Much has been said about Restaurant Iris, so I’ll keep my overall thoughts succinct. Chef Kelly English and his talented staff succeed not only because the food is inventive and full of familiar Southern flavors taken to the next level, but also because they don’t skimp on portions, and nothing makes you feel like you should be sitting up straighter or wearing white gloves.
If you’re the kind of person who is annoyed with gouged fine dining prices (especially alcohol), small plates menus, or overly modern atmosphere, but who still wants to enjoy quality cuisine and impeccable service, this is the spot for you. I actually love all those fancy things I mentioned (minus drink prices) but I can’t wait to go back and try the tasting menu at Iris.

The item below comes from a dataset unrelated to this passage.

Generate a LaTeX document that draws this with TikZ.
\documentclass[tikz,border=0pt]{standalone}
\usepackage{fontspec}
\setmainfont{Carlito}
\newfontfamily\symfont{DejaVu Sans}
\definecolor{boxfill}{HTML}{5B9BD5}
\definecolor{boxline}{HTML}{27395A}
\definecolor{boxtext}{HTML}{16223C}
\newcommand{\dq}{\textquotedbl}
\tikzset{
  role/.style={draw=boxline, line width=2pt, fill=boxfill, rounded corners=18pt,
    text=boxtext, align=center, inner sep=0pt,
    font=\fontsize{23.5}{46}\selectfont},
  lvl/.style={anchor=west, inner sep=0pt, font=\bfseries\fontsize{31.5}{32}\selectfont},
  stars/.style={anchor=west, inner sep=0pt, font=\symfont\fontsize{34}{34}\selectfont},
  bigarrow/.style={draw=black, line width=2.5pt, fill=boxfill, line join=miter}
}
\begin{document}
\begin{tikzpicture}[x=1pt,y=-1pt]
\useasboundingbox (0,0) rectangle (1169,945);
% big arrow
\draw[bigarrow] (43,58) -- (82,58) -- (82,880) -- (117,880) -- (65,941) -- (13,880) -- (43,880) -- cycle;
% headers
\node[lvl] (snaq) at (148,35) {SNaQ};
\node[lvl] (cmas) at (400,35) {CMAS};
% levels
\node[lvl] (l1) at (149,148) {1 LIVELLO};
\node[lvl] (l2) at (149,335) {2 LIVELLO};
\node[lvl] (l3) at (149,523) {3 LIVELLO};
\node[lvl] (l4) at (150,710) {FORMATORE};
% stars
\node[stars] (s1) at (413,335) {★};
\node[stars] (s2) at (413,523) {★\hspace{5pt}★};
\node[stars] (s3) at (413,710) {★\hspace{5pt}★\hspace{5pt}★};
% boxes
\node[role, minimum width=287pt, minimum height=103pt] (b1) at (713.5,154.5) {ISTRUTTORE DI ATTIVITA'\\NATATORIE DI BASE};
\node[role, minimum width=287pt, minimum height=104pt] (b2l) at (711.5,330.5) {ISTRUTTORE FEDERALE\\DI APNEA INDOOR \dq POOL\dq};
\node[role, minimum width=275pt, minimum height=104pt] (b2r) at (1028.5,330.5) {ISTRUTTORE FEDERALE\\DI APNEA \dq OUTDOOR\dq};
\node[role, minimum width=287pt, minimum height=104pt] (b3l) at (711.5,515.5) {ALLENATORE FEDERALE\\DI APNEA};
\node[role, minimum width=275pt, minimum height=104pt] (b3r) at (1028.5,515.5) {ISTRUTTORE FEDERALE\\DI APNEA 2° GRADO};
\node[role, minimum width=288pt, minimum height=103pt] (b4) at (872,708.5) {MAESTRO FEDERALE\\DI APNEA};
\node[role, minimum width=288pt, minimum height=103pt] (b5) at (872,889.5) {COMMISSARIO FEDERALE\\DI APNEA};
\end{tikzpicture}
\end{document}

Restaurant Iris has several tables inside, and when then weather is nice, a few on the front patio, which is fenced-in and pretty private. Vegetarians should be OK, but I’d be concerned about vegan, gluten-free, or kid-friendly dining. Call ahead if you have any questions; the staff is very kind and knowledgeable and I have a feeling they will accommodate whatever is possible.
Restaurant Iris is open every day but Sunday from 5 p.m. to 10 p.m. Be sure to call a few weeks in advance for weekday reservations, or perhaps even a month or two in advance for weekends. I may go ahead and make a reservation for my late December birthday this year, just to be sure. In the meantime, you can check out Iris’s casual cousin, The Second Line.